══ Dataset extract ══
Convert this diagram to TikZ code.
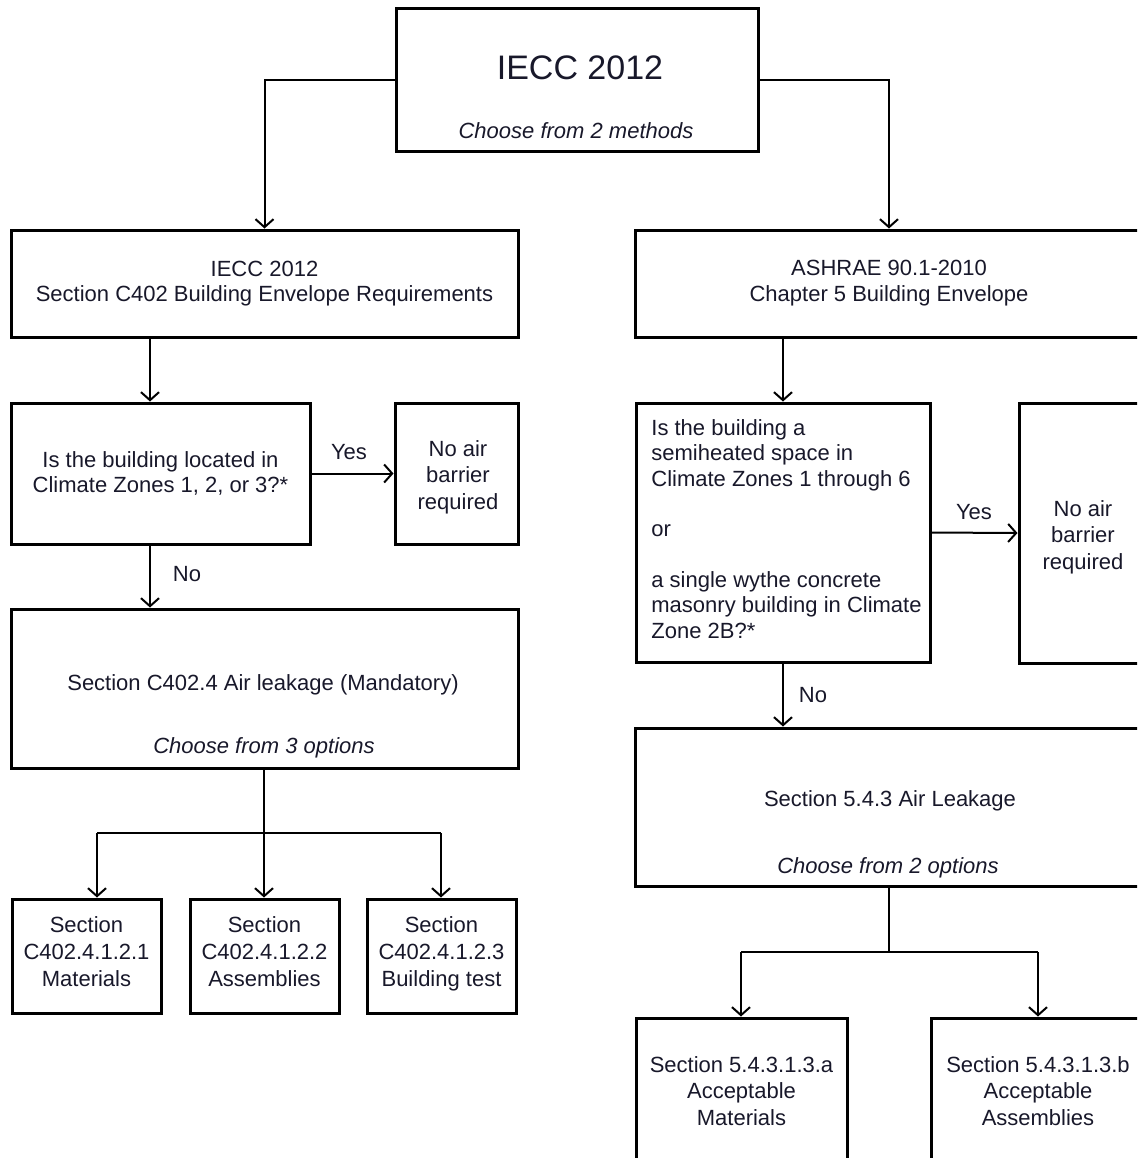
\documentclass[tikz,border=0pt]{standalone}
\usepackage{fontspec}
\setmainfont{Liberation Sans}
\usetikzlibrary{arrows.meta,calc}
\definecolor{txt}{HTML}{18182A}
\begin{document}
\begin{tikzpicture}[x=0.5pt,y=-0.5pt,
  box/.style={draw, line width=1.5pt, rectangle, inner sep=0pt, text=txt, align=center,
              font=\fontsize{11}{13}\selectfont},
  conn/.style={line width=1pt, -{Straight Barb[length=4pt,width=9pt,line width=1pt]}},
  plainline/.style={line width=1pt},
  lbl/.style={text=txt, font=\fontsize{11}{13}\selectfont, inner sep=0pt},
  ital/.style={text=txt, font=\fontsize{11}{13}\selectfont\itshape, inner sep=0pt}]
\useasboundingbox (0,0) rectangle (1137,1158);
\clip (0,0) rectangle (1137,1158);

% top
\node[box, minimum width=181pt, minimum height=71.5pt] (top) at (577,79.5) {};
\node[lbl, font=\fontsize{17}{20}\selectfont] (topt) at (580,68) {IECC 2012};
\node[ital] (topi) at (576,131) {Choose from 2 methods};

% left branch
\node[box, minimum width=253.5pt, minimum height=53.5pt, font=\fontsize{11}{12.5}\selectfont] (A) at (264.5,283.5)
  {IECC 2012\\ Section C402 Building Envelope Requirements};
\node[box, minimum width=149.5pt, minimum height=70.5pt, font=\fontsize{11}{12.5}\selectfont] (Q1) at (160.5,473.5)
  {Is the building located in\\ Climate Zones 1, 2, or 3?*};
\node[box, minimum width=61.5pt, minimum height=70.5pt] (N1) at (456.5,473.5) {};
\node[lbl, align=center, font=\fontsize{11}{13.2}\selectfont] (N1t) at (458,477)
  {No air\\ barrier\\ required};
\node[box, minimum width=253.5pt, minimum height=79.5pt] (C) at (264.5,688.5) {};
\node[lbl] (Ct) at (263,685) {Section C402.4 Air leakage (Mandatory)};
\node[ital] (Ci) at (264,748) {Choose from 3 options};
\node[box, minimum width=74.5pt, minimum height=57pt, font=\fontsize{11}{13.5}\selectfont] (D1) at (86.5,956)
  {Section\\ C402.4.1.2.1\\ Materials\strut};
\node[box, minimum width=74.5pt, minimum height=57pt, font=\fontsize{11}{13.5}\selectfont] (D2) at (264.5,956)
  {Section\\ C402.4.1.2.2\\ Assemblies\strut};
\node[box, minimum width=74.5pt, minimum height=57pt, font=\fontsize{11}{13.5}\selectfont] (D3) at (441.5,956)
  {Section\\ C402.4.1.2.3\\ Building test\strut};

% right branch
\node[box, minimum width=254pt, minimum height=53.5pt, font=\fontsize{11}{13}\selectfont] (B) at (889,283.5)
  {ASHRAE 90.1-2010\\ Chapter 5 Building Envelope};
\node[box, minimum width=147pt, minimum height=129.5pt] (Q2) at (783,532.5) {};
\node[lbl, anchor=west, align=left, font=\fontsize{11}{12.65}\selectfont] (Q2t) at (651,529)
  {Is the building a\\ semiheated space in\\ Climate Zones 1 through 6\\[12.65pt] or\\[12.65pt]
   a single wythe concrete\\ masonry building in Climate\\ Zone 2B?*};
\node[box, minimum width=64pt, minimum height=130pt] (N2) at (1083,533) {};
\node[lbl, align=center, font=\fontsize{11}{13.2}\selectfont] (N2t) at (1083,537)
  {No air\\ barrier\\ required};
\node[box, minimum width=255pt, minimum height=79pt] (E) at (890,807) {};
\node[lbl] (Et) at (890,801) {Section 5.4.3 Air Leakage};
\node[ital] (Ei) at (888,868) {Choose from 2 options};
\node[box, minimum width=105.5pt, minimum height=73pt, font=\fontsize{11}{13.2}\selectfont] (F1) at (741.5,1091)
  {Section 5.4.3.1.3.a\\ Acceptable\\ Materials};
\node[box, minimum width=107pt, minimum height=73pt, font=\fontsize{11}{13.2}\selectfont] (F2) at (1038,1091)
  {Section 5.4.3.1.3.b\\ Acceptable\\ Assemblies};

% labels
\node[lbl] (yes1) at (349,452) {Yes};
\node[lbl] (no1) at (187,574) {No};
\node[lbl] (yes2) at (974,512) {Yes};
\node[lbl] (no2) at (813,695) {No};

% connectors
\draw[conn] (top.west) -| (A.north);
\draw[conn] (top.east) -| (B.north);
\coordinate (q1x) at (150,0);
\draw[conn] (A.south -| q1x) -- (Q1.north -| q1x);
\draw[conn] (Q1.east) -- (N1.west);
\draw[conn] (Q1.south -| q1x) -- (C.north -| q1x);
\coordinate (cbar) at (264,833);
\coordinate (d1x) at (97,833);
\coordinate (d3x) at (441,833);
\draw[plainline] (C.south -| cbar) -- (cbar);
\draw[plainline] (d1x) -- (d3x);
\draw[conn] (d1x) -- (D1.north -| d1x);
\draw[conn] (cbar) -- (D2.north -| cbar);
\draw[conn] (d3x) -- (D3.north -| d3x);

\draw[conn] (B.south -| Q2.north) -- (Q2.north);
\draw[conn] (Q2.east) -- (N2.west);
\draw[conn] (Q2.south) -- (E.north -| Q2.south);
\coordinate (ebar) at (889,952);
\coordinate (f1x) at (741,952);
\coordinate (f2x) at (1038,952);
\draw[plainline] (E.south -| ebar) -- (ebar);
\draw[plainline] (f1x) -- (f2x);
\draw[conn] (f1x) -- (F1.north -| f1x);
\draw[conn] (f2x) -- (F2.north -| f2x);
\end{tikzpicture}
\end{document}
═══
:: Goal ::
Please restate the material above line by line, exactly, beginning at its first line and ending with the line that contains "(topi) at (576,131)", without any pictures.

:: Complete answer ::
Convert this diagram to TikZ code.
\documentclass[tikz,border=0pt]{standalone}
\usepackage{fontspec}
\setmainfont{Liberation Sans}
\usetikzlibrary{arrows.meta,calc}
\definecolor{txt}{HTML}{18182A}
\begin{document}
\begin{tikzpicture}[x=0.5pt,y=-0.5pt,
  box/.style={draw, line width=1.5pt, rectangle, inner sep=0pt, text=txt, align=center,
              font=\fontsize{11}{13}\selectfont},
  conn/.style={line width=1pt, -{Straight Barb[length=4pt,width=9pt,line width=1pt]}},
  plainline/.style={line width=1pt},
  lbl/.style={text=txt, font=\fontsize{11}{13}\selectfont, inner sep=0pt},
  ital/.style={text=txt, font=\fontsize{11}{13}\selectfont\itshape, inner sep=0pt}]
\useasboundingbox (0,0) rectangle (1137,1158);
\clip (0,0) rectangle (1137,1158);

% top
\node[box, minimum width=181pt, minimum height=71.5pt] (top) at (577,79.5) {};
\node[lbl, font=\fontsize{17}{20}\selectfont] (topt) at (580,68) {IECC 2012};
\node[ital] (topi) at (576,131) {Choose from 2 methods};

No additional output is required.